C’est faux. Les États-Unis se sont lancés dans une escalade militaire où ils entraînent leurs alliés de l’OTAN, dont la France depuis l’élection de Sarkozy. Mais jusqu’à présent cette stratégie a donné le résultat opposé, l’insurrection se renforce dans les régions pachtounes du sud et de l’est et elle s’étend en direction de l’ouest et du nord, des régions ethniquement plus mélangées. Les raisons de son échec sont simples. La population est de plus en plus exaspérée par l’incapacité du pouvoir central à améliorer des conditions de vie très dures. L’intensification des combats entraîne la multiplication des opérations de ratissage, des emprisonnements arbitraires, des tortures, des exécutions sommaires. Toute concentration de personnes est considérée avec suspicion et devient une cible potentielle de l’aviation. Les « bavures » se multiplient à mesure qu’augmentent les attaques aériennes (en moyenne 35 par jour en 2007, 68 en ce moment). En conséquence de quoi le rejet de l’occupation se renforce, ce qui alimente la résistance armée. Cette stratégie jusqu’au-boutiste a même pour effet d’étendre la guerre au Pakistan voisin qui sert de base arrière aux islamistes armés. Comme à l’époque de la guerre contre l’URSS, les Pachtounes pakistanais accueillent leurs cousins afghans et leur offrent des refuges pour reprendre des forces entre deux combats. Irrité par la mauvaise volonté et l’incapacité de l’armée pakistanaise à s’attaquer au problème, le Pentagone a décidé d’agir unilatéralement. Actuellement, le Pakistan est le théâtre d’attaques de drones équipés de missiles et de commandos au sol, ce qui provoque une fièvre nationaliste qui pourrait entraîner une insurrection anti-occidentale généralisée dont les islamistes seraient les premiers bénéficiaires. Le risque est grand qu’après avoir plongé l’Afghanistan dans le chaos, Washington et ses alliés déclenchent une catastrophe au Pakistan, un pays de 165 millions d’habitants qui dispose d’un arsenal nucléaire.

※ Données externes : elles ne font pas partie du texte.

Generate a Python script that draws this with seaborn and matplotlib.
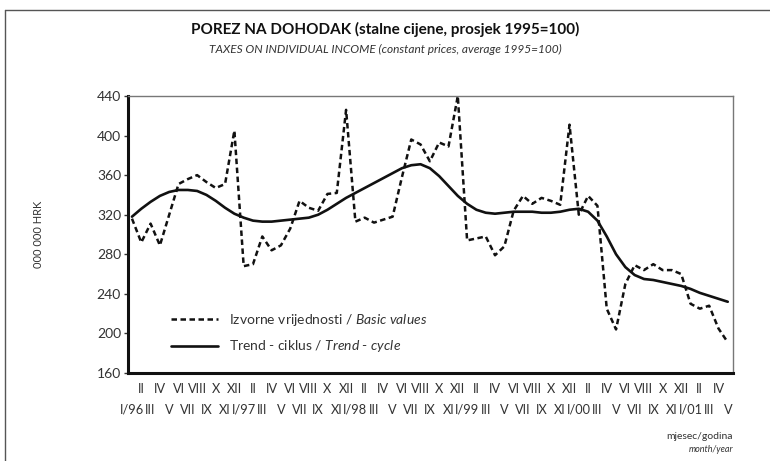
import matplotlib
matplotlib.use("Agg")
import matplotlib.pyplot as plt
import pandas as pd
import seaborn as sns
from matplotlib.lines import Line2D

# Monthly data, I/1996 - V/2001
basic_values = [
    316, 292, 311, 289, 320, 351, 356, 360, 353, 347, 351, 405,   # 1996
    268, 270, 298, 284, 289, 306, 334, 327, 324, 341, 342, 426,   # 1997
    313, 317, 312, 315, 318, 358, 396, 391, 374, 393, 389, 440,   # 1998
    294, 296, 298, 279, 288, 324, 339, 331, 337, 334, 330, 411,   # 1999
    320, 339, 329, 225, 204, 250, 269, 264, 270, 264, 264, 260,   # 2000
    230, 225, 228, 205, 191,                                      # 2001
]
trend_cycle = [
    318, 326, 333, 339, 343, 345, 345, 344, 340, 334, 327, 321,
    317, 314, 313, 313, 314, 315, 316, 317, 320, 325, 331, 337,
    342, 347, 352, 357, 362, 367, 370, 371, 367, 359, 349, 339,
    331, 325, 322, 321, 322, 323, 323, 323, 322, 322, 323, 325,
    326, 323, 314, 298, 280, 267, 259, 255, 254, 252, 250, 248,
    245, 241, 238, 235, 232,
]
months = ["I", "II", "III", "IV", "V", "VI", "VII", "VIII", "IX", "X", "XI", "XII"]
years = ["96", "97", "98", "99", "00", "01"]

month_labels = []
for k in range(len(basic_values)):
    m = months[k % 12]
    if k % 12 == 0:
        m = f"I/{years[k // 12]}"
    month_labels.append(m)

df = pd.DataFrame({
    "t": range(len(basic_values)),
    "basic": basic_values,
    "trend": trend_cycle,
})

sns.set_theme(style="white")
plt.rcParams["font.family"] = ["Lato", "DejaVu Sans"]
plt.rcParams["mathtext.fontset"] = "custom"
plt.rcParams["mathtext.rm"] = "Lato"
plt.rcParams["mathtext.it"] = "Lato:italic"

TXT = "#333333"

fig = plt.figure(figsize=(7.7, 4.61), dpi=100)
ax = fig.add_axes([0.1662, 0.1909, 0.7856, 0.6009])

sns.lineplot(data=df, x="t", y="basic", ax=ax, color="#111111", linewidth=1.8,
             dashes=False, linestyle=(0, (2.2, 1.4)),
             label=r"Izvorne vrijednosti / $\mathit{Basic\ values}$")
sns.lineplot(data=df, x="t", y="trend", ax=ax, color="#111111", linewidth=1.9,
             label=r"Trend - ciklus / $\mathit{Trend}$ - $\mathit{cycle}$")

ax.set_xlim(-0.43, 64.55)
ax.set_ylim(160, 440)
ax.set_yticks(range(160, 441, 40))
ax.tick_params(axis="y", length=3, width=1, color="#333333", labelsize=10,
               labelcolor=TXT, left=True, pad=2)

# alternating two-row month labels
ax.set_xticks(df["t"][1::2])
ax.set_xticklabels(month_labels[1::2])
ax.set_xticks(df["t"][0::2], minor=True)
ax.set_xticklabels(month_labels[0::2], minor=True)
ax.tick_params(axis="x", which="major", length=0, pad=7, labelsize=9.2, labelcolor=TXT)
ax.tick_params(axis="x", which="minor", length=0, pad=22, labelsize=9.2, labelcolor=TXT)

ax.set_xlabel("")
ax.set_ylabel("000 000 HRK", fontsize=8, color=TXT, labelpad=38)

for side in ["left", "bottom"]:
    ax.spines[side].set_color("#111111")
    ax.spines[side].set_linewidth(2.2)
for side in ["top", "right"]:
    ax.spines[side].set_color("#777777")
    ax.spines[side].set_linewidth(1)

ax.legend(loc="lower left", bbox_to_anchor=(0.05, 0.022), frameon=False,
          fontsize=10, handlelength=3.4, labelspacing=0.75, labelcolor=TXT)

fig.text(0.5, 0.935, "POREZ NA DOHODAK (stalne cijene, prosjek 1995=100)",
         ha="center", va="center", fontsize=11, fontweight="bold", color="#111111")
fig.text(0.5, 0.892, "TAXES ON INDIVIDUAL INCOME (constant prices, average 1995=100)",
         ha="center", va="center", fontsize=8.6, style="italic", color=TXT)
fig.text(0.952, 0.054, "mjesec/godina", ha="right", va="center", fontsize=7.5, color=TXT)
fig.text(0.952, 0.024, "month/year", ha="right", va="center", fontsize=6.5,
         style="italic", color=TXT)

# outer frame (left and top edges)
fig.add_artist(Line2D([0.0065, 0.0065], [0.0, 0.978], color="#555555", linewidth=1))
fig.add_artist(Line2D([0.0065, 1.0], [0.978, 0.978], color="#555555", linewidth=1))

fig.savefig("out.png", dpi=100)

« Quitter l’Afghanistan, c’est laisser le pouvoir aux talibans et tuer dans l’œuf tout espoir d’un avenir meilleur pour les Afghanes et les Afghans. »

L’alternative n’est pas entre occupation ou talibans, mais entre guerre à durée indéterminée ou négociation de paix entre factions afghanes. L’insurrection armée ne pouvant être écrasée par la force, la fin du conflit passera obligatoirement par un accord avec les talibans et leurs alliés. Mais pour négocier un accord de paix, il faut d’abord que les troupes étrangères quittent le pays. Il est possible qu’après leur départ, les factions continuent de se combattre, mais c’est peu probable. En effet, la guerre ravage l’Afghanistan depuis 1979, la population est épuisée. L’occupation terminée, les combattants devront poser les armes s’ils veulent conserver le soutien de leur base sociale. Dans un premier temps, les islamistes imposeront leur politique réactionnaire, ce qu’ils font déjà de toute façon, mais leur domination n’est pas éternelle. La guerre est le terreau sur lequel ont poussé les féodaux de l’Alliance du Nord et les talibans, seule la paix peut créer les conditions nécessaires à l’émergence d’une alternative sociale, démocratique et laïque. Cela fait 30 ans que la guerre a complètement marginalisé les courants progressistes, comme le groupe féministe révolutionnaire Rawa qui lutte courageusement depuis sa création en 1977. Une fois la paix revenue, il faudra certainement de nombreuses années avant que les progressistes aient une audience de masse, et d’autres encore pour faire reculer réellement l’emprise du féodalisme, du patriarcat et de l’intégrisme religieux sur la société. Mais il n’y a pas d’autres solutions, la guerre engendre des guerriers, pas des démocrates. La meilleure façon d’aider les peuples d’Afghanistan est de lutter pour le retrait des forces de l’OTAN.